■ Exercise directions:
Write the lines out again, from the top of the material to the line containing "p.add_layout(lbl)", pictures excluded.

■ Recorded information:
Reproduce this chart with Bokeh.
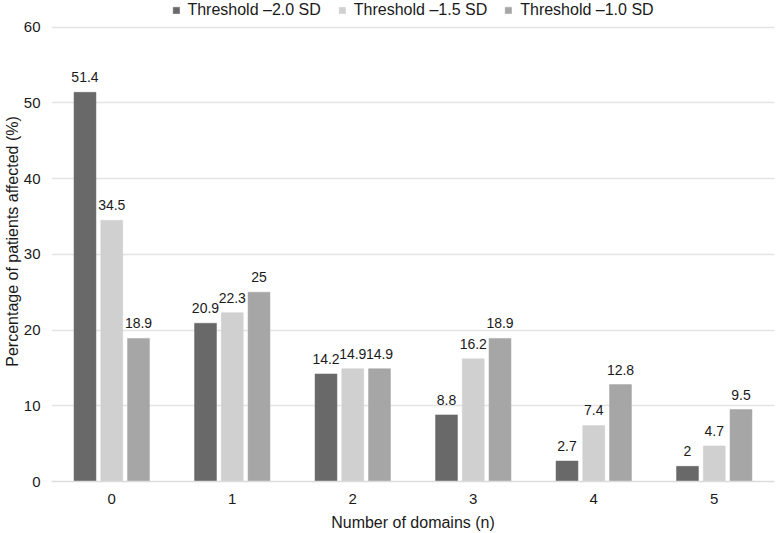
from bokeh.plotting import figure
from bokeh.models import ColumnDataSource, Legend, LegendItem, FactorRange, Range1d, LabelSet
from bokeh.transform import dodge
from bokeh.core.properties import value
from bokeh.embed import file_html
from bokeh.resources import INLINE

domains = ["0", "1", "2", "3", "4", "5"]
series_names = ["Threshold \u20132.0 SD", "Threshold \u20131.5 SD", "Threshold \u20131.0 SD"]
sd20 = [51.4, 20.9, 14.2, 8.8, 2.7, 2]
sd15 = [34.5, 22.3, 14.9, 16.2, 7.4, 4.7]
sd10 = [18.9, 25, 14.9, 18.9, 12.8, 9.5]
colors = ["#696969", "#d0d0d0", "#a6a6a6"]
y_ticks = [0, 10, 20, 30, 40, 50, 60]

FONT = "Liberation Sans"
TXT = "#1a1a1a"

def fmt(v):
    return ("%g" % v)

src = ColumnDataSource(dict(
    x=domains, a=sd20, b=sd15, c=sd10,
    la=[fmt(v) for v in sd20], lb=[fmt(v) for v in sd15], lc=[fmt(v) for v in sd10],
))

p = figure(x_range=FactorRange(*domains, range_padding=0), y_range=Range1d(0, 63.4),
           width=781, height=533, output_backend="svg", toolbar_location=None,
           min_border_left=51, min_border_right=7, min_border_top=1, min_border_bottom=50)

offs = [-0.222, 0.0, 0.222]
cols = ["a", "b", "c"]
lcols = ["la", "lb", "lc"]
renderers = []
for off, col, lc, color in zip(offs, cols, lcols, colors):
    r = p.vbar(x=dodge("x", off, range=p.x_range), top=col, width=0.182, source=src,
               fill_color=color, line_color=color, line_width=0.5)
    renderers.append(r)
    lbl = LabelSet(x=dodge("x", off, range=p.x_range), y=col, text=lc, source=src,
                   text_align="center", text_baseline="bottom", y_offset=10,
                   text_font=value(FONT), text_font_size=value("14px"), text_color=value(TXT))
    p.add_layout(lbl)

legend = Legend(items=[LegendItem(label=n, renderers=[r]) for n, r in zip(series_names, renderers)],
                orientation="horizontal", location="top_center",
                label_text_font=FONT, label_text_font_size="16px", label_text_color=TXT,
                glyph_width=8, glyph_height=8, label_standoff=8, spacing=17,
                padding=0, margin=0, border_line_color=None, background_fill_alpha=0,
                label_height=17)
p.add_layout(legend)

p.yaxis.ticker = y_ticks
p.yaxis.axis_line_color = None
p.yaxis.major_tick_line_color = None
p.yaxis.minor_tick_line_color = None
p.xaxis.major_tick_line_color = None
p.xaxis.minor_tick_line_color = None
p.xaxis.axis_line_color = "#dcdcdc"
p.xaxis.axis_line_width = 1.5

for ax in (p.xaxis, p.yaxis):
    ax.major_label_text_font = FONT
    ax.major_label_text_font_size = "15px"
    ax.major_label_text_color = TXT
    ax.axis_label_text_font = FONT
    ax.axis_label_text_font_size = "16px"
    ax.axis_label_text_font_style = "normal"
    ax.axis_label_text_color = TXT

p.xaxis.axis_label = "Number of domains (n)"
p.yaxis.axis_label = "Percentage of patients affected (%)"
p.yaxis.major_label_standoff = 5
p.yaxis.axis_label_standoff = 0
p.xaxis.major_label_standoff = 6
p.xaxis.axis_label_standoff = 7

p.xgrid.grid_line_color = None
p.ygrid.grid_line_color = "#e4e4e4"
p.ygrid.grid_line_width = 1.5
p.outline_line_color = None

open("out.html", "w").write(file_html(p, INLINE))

■ Correct answer:
Reproduce this chart with Bokeh.
from bokeh.plotting import figure
from bokeh.models import ColumnDataSource, Legend, LegendItem, FactorRange, Range1d, LabelSet
from bokeh.transform import dodge
from bokeh.core.properties import value
from bokeh.embed import file_html
from bokeh.resources import INLINE

domains = ["0", "1", "2", "3", "4", "5"]
series_names = ["Threshold \u20132.0 SD", "Threshold \u20131.5 SD", "Threshold \u20131.0 SD"]
sd20 = [51.4, 20.9, 14.2, 8.8, 2.7, 2]
sd15 = [34.5, 22.3, 14.9, 16.2, 7.4, 4.7]
sd10 = [18.9, 25, 14.9, 18.9, 12.8, 9.5]
colors = ["#696969", "#d0d0d0", "#a6a6a6"]
y_ticks = [0, 10, 20, 30, 40, 50, 60]

FONT = "Liberation Sans"
TXT = "#1a1a1a"

def fmt(v):
    return ("%g" % v)

src = ColumnDataSource(dict(
    x=domains, a=sd20, b=sd15, c=sd10,
    la=[fmt(v) for v in sd20], lb=[fmt(v) for v in sd15], lc=[fmt(v) for v in sd10],
))

p = figure(x_range=FactorRange(*domains, range_padding=0), y_range=Range1d(0, 63.4),
           width=781, height=533, output_backend="svg", toolbar_location=None,
           min_border_left=51, min_border_right=7, min_border_top=1, min_border_bottom=50)

offs = [-0.222, 0.0, 0.222]
cols = ["a", "b", "c"]
lcols = ["la", "lb", "lc"]
renderers = []
for off, col, lc, color in zip(offs, cols, lcols, colors):
    r = p.vbar(x=dodge("x", off, range=p.x_range), top=col, width=0.182, source=src,
               fill_color=color, line_color=color, line_width=0.5)
    renderers.append(r)
    lbl = LabelSet(x=dodge("x", off, range=p.x_range), y=col, text=lc, source=src,
                   text_align="center", text_baseline="bottom", y_offset=10,
                   text_font=value(FONT), text_font_size=value("14px"), text_color=value(TXT))
    p.add_layout(lbl)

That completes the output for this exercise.